Важным фактором, склонившим чашу весов в сторону прекращения попыток мифологизации сражения за Поныри, стало отсутствие серьёзной основы для этого. Если легенду о Прохоровке начали сознательно формировать уже через несколько недель после сражения с сугубо практической целью – прикрыть «дымовой завесой» просчёт и высокие потери, а окончательный вид она приобрела стараниями всей пропагандистской машины СССР лишь через 30 лет после рождения, то создавать миф о Понырях изначально практической надобности не было. Если не считать понятного желания областных властей создать на месте сражения достойный мемориал её защитникам за счёт средств союзного бюджета. Это сражение прошло в основном по намеченному командованием Центральным фронтом плану и оказалось вполне успешным. При тех силах и средствах, которые сосредоточило здесь советское командование, по-другому и быть не могло. «Лепить» же легенду без исторического фундамента практически на пустом месте через десятилетие дело крайне сложное и неблагодарное. Поэтому затея и провалилась.

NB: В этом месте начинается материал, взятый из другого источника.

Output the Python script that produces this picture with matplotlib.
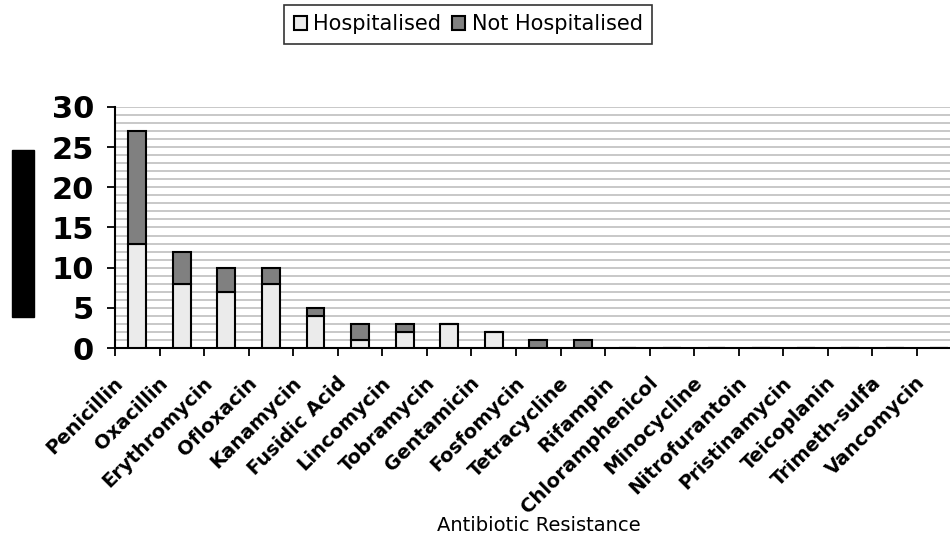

Таким образом, к моменту распада СССР с различной степенью активности работа по изучению Курской битвы велась. Однако у советских историков не было реальной возможности глубоко, всесторонне изучить и объективно оценить её в целом, а результаты своих исследований донести до широкой аудитории. Практически вся литература по этой теме была существенно «отлакирована» цензурой, просчёты и недоработки заретушированы, документальные источники засекречены, а отдельные неудачные бои подавались как выдающиеся победы советского оружия. Причём в 1970–1980 гг. ситуация особенно ухудшилась. Во-первых, сократился выпуск научных изданий, при этом усилилось стремление цензурных органов выхолостить до предела открытые публикации, придав им поверхностно-описательный характер. Мемуары полководцев и военачальников «чистились» и правились, чтобы убрать из рукописей любые оценки и обобщения, которые могли вызвать у читателей сомнения или недоверие к официальной трактовке битвы.
Во-вторых, усилилось давление властных структур на авторов и творческие коллективы с целью не допустить появления «идеологически вредных» работ, т. е. с глубоким всесторонним анализом событий и адекватными выводами. Поэтому свободный доступ в военные и государственные архивы по-прежнему был закрыт для исследователей. Хотя в это время на Западе значительная часть документов минувшей войны уже была рассекречена. Всё это привело к тому, что в СССР за весь послевоенный период не было издано ни одного научного труда, в котором подробно, с использованием имеющейся базы советских и трофейных документальных источников анализировался как период подготовки, так и ход Курской битве в целом. Единственная книга Г.А. Колтунова и Б.С. Соловьёва «Курская битва», увидевшая свет в 1970 г., не только не была доработана с учётом новых возможностей, а, наоборот, сокращена до объёмов брошюры и напечатана лишь однажды, в 1983 г.
В-третьих, открыто игнорировались результаты работы историков и мнение участников битвы, опубликованные в 1960-е годы. Существенно расширился масштаб мифологизации событий под Курском, особенно Прохоровского сражения, помимо средств массовой информации, военно-исторической и мемуарной литературы, к этому процессу более активно и широко начали привлекаться киностудии, телевидение и музеи.
В-четвёртых, ушла в небытие традиция выпуска документальных сборников по истории Великой Отечественной войны для специалистов (преподавателей академий, военных историков), публиковать в открытой печати подлинные материалы по Курской битве. Эффект же от тех архивных материалов, которые всё-таки были напечатаны в «Военно-историческом журнале» в юбилейном 1983 году, оказался сравним с эффектом капли влаги, упавшей на выжженную солнцем почву. Так как к этому времени научная разработка истории Курской битвы практически прекратилась.